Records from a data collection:
--*--

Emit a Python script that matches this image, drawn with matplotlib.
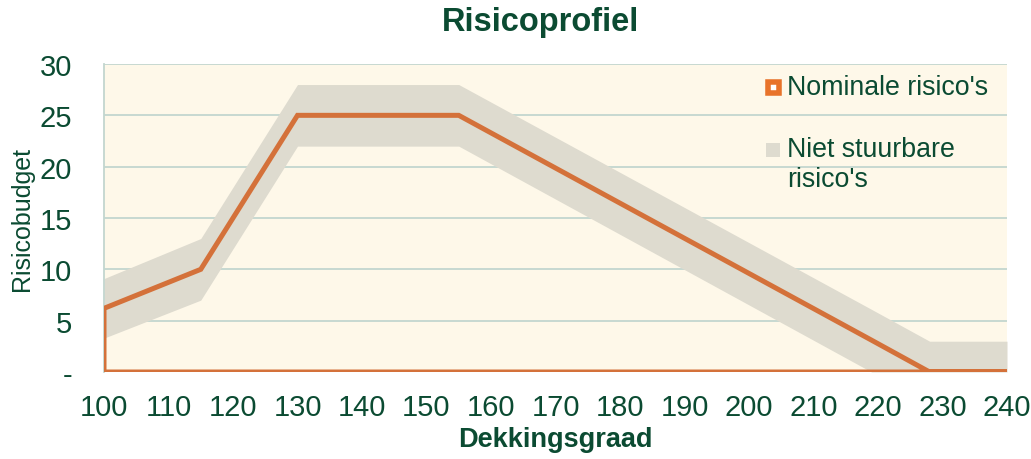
import matplotlib
matplotlib.use("Agg")
import matplotlib.pyplot as plt
from matplotlib.patches import Rectangle

plt.rcParams['font.family'] = ['Liberation Sans', 'DejaVu Sans']

# Dekkingsgraad (x) en risicobudget (y)
dekking = [100, 115, 130, 155, 219, 228, 230, 240]
nominaal = [6.2, 10, 25, 25, 3.1, 0, 0, 0]
band_onder = [3.3, 7, 22, 22, 0, 0, 0, 0]
band_boven = [9.1, 13, 28, 28, 6.1, 3.0, 3.0, 3.0]

x_ticks = list(range(100, 241, 10))
y_ticks = [0, 5, 10, 15, 20, 25, 30]
y_labels = ['-', '5', '10', '15', '20', '25', '30']

groen = '#0B4B32'
oranje = '#D4713A'
grijs = '#DEDBCF'

fig = plt.figure(figsize=(10.31, 4.6), dpi=100)
ax = fig.add_axes([104/1031, 1 - 373/460, (1007 - 104)/1031, (373 - 65)/460])
ax.set_facecolor('#FEF8E9')

ax.fill_between(dekking, band_onder, band_boven, color=grijs, lw=0, zorder=2)
ax.fill_between(dekking, 0, nominaal, facecolor='none', edgecolor=oranje, lw=3.6,
                joinstyle='miter', zorder=3)

ax.set_xlim(100, 240)
ax.set_ylim(0, 30)
ax.set_xticks(x_ticks)
ax.set_yticks(y_ticks)
ax.set_yticklabels(y_labels)
ax.tick_params(axis='both', length=0, labelsize=21, labelcolor=groen)
ax.tick_params(axis='x', pad=15)
ax.tick_params(axis='y', pad=23)
ax.grid(axis='y', color='#C3D6CF', lw=1.3, zorder=1)
for s in ['top', 'right', 'bottom']:
    ax.spines[s].set_visible(False)
ax.spines['left'].set_color('#C3D6CF')
ax.spines['left'].set_linewidth(1.3)

ax.set_xlabel('Dekkingsgraad', fontsize=19.5, fontweight='bold', color=groen, labelpad=4)
ax.set_ylabel('Risicobudget', fontsize=18, color=groen)
ax.yaxis.set_label_coords(-70/903, 0.5)
fig.text(540/1031, 1 - 22/460, 'Risicoprofiel', fontsize=23.5, fontweight='bold',
         color=groen, ha='center', va='center')

# legenda (zonder kader, rechtsboven in de grafiek)
ax.add_patch(Rectangle((0.7358, 0.906), 0.0122, 0.036, transform=ax.transAxes,
                       facecolor='white', edgecolor='#E8732A', lw=4, zorder=5))
ax.add_patch(Rectangle((0.7326, 0.698), 0.0155, 0.046, transform=ax.transAxes,
                       facecolor=grijs, edgecolor='none', zorder=5))
ax.text(0.7564, 0.925, "Nominale risico's", transform=ax.transAxes, fontsize=19.3,
        color=groen, va='center', ha='left')
ax.text(0.7564, 0.724, "Niet stuurbare", transform=ax.transAxes, fontsize=19.3,
        color=groen, va='center', ha='left')
ax.text(0.7564, 0.627, "risico's", transform=ax.transAxes, fontsize=19.3,
        color=groen, va='center', ha='left')

fig.savefig('out.png', dpi=100)
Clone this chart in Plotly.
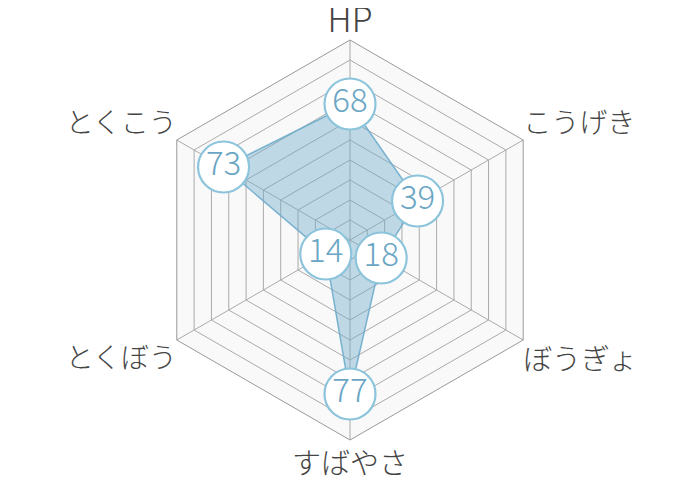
import plotly.graph_objects as go

categories = ["HP", "こうげき", "ぼうぎょ", "すばやさ", "とくぼう", "とくこう"]
values = [68, 39, 18, 77, 14, 73]
radial_max = 100
radial_step = 10

# label styling (placement relative to each axis end)
label_pos = ["top center", "top right", "bottom right", "bottom center", "bottom left", "top left"]
label_size = [34, 28, 29, 29, 28, 28]
label_r = [100, 100, 89, 100, 90.4, 100]
label_pad = [0, 0, 28.6, 17.6, 25, 0]

theta = categories + [categories[0]]
r = values + [values[0]]

fig = go.Figure()
fig.add_trace(go.Scatterpolar(
    r=r, theta=theta,
    mode="lines",
    fill="toself",
    fillcolor="rgba(110,172,204,0.42)",
    line=dict(color="rgba(110,172,204,0.9)", width=1.5),
    hoverinfo="skip",
    showlegend=False,
))
fig.add_trace(go.Scatterpolar(
    r=values, theta=categories,
    mode="markers+text",
    text=[str(v) for v in values],
    textposition="middle center",
    textfont=dict(family="Noto Sans CJK JP, Noto Sans, sans-serif", size=33,
                  color="#6aa6c4", weight=300),
    marker=dict(size=51, color="white", line=dict(color="#8cc4dc", width=2.2)),
    showlegend=False,
    cliponaxis=False,
))
# axis labels at the ends of each spoke
fig.add_trace(go.Scatterpolar(
    r=label_r, theta=categories,
    mode="markers+text",
    text=categories,
    textposition=label_pos,
    textfont=dict(family="Noto Sans CJK JP, Noto Sans, sans-serif", size=label_size,
                  color="#444444", weight=300),
    marker=dict(size=label_pad, color="rgba(0,0,0,0)", line=dict(width=0)),
    showlegend=False,
    cliponaxis=False,
    hoverinfo="skip",
))

fig.update_layout(
    width=700, height=480,
    margin=dict(l=0, r=0, t=0, b=0),
    paper_bgcolor="white",
    font=dict(family="Noto Sans CJK JP, Noto Sans, sans-serif"),
    polar=dict(
        domain=dict(x=[142/700, 542/700], y=[48/480, 448/480]),
        gridshape="linear",
        bgcolor="#f9f9f9",
        radialaxis=dict(
            range=[0, radial_max], dtick=radial_step, tick0=0,
            showticklabels=False, ticks="", showline=False,
            gridcolor="#aaaaaa", gridwidth=1,
        ),
        angularaxis=dict(
            direction="clockwise", rotation=90,
            showticklabels=False,
            ticks="", showline=True, linecolor="#999999", linewidth=1,
            gridcolor="#aaaaaa", gridwidth=1,
        ),
    ),
)

fig.write_html("out.html")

--*--

Stated goal -> Reproduce each record from above exactly; pictures do not belong in the copy.

Solution ->
Emit a Python script that matches this image, drawn with matplotlib.
import matplotlib
matplotlib.use("Agg")
import matplotlib.pyplot as plt
from matplotlib.patches import Rectangle

plt.rcParams['font.family'] = ['Liberation Sans', 'DejaVu Sans']

# Dekkingsgraad (x) en risicobudget (y)
dekking = [100, 115, 130, 155, 219, 228, 230, 240]
nominaal = [6.2, 10, 25, 25, 3.1, 0, 0, 0]
band_onder = [3.3, 7, 22, 22, 0, 0, 0, 0]
band_boven = [9.1, 13, 28, 28, 6.1, 3.0, 3.0, 3.0]

x_ticks = list(range(100, 241, 10))
y_ticks = [0, 5, 10, 15, 20, 25, 30]
y_labels = ['-', '5', '10', '15', '20', '25', '30']

groen = '#0B4B32'
oranje = '#D4713A'
grijs = '#DEDBCF'

fig = plt.figure(figsize=(10.31, 4.6), dpi=100)
ax = fig.add_axes([104/1031, 1 - 373/460, (1007 - 104)/1031, (373 - 65)/460])
ax.set_facecolor('#FEF8E9')

ax.fill_between(dekking, band_onder, band_boven, color=grijs, lw=0, zorder=2)
ax.fill_between(dekking, 0, nominaal, facecolor='none', edgecolor=oranje, lw=3.6,
                joinstyle='miter', zorder=3)

ax.set_xlim(100, 240)
ax.set_ylim(0, 30)
ax.set_xticks(x_ticks)
ax.set_yticks(y_ticks)
ax.set_yticklabels(y_labels)
ax.tick_params(axis='both', length=0, labelsize=21, labelcolor=groen)
ax.tick_params(axis='x', pad=15)
ax.tick_params(axis='y', pad=23)
ax.grid(axis='y', color='#C3D6CF', lw=1.3, zorder=1)
for s in ['top', 'right', 'bottom']:
    ax.spines[s].set_visible(False)
ax.spines['left'].set_color('#C3D6CF')
ax.spines['left'].set_linewidth(1.3)

ax.set_xlabel('Dekkingsgraad', fontsize=19.5, fontweight='bold', color=groen, labelpad=4)
ax.set_ylabel('Risicobudget', fontsize=18, color=groen)
ax.yaxis.set_label_coords(-70/903, 0.5)
fig.text(540/1031, 1 - 22/460, 'Risicoprofiel', fontsize=23.5, fontweight='bold',
         color=groen, ha='center', va='center')

# legenda (zonder kader, rechtsboven in de grafiek)
ax.add_patch(Rectangle((0.7358, 0.906), 0.0122, 0.036, transform=ax.transAxes,
                       facecolor='white', edgecolor='#E8732A', lw=4, zorder=5))
ax.add_patch(Rectangle((0.7326, 0.698), 0.0155, 0.046, transform=ax.transAxes,
                       facecolor=grijs, edgecolor='none', zorder=5))
ax.text(0.7564, 0.925, "Nominale risico's", transform=ax.transAxes, fontsize=19.3,
        color=groen, va='center', ha='left')
ax.text(0.7564, 0.724, "Niet stuurbare", transform=ax.transAxes, fontsize=19.3,
        color=groen, va='center', ha='left')
ax.text(0.7564, 0.627, "risico's", transform=ax.transAxes, fontsize=19.3,
        color=groen, va='center', ha='left')

fig.savefig('out.png', dpi=100)
Clone this chart in Plotly.
import plotly.graph_objects as go

categories = ["HP", "こうげき", "ぼうぎょ", "すばやさ", "とくぼう", "とくこう"]
values = [68, 39, 18, 77, 14, 73]
radial_max = 100
radial_step = 10

# label styling (placement relative to each axis end)
label_pos = ["top center", "top right", "bottom right", "bottom center", "bottom left", "top left"]
label_size = [34, 28, 29, 29, 28, 28]
label_r = [100, 100, 89, 100, 90.4, 100]
label_pad = [0, 0, 28.6, 17.6, 25, 0]

theta = categories + [categories[0]]
r = values + [values[0]]

fig = go.Figure()
fig.add_trace(go.Scatterpolar(
    r=r, theta=theta,
    mode="lines",
    fill="toself",
    fillcolor="rgba(110,172,204,0.42)",
    line=dict(color="rgba(110,172,204,0.9)", width=1.5),
    hoverinfo="skip",
    showlegend=False,
))
fig.add_trace(go.Scatterpolar(
    r=values, theta=categories,
    mode="markers+text",
    text=[str(v) for v in values],
    textposition="middle center",
    textfont=dict(family="Noto Sans CJK JP, Noto Sans, sans-serif", size=33,
                  color="#6aa6c4", weight=300),
    marker=dict(size=51, color="white", line=dict(color="#8cc4dc", width=2.2)),
    showlegend=False,
    cliponaxis=False,
))
# axis labels at the ends of each spoke
fig.add_trace(go.Scatterpolar(
    r=label_r, theta=categories,
    mode="markers+text",
    text=categories,
    textposition=label_pos,
    textfont=dict(family="Noto Sans CJK JP, Noto Sans, sans-serif", size=label_size,
                  color="#444444", weight=300),
    marker=dict(size=label_pad, color="rgba(0,0,0,0)", line=dict(width=0)),
    showlegend=False,
    cliponaxis=False,
    hoverinfo="skip",
))

fig.update_layout(
    width=700, height=480,
    margin=dict(l=0, r=0, t=0, b=0),
    paper_bgcolor="white",
    font=dict(family="Noto Sans CJK JP, Noto Sans, sans-serif"),
    polar=dict(
        domain=dict(x=[142/700, 542/700], y=[48/480, 448/480]),
        gridshape="linear",
        bgcolor="#f9f9f9",
        radialaxis=dict(
            range=[0, radial_max], dtick=radial_step, tick0=0,
            showticklabels=False, ticks="", showline=False,
            gridcolor="#aaaaaa", gridwidth=1,
        ),
        angularaxis=dict(
            direction="clockwise", rotation=90,
            showticklabels=False,
            ticks="", showline=True, linecolor="#999999", linewidth=1,
            gridcolor="#aaaaaa", gridwidth=1,
        ),
    ),
)

fig.write_html("out.html")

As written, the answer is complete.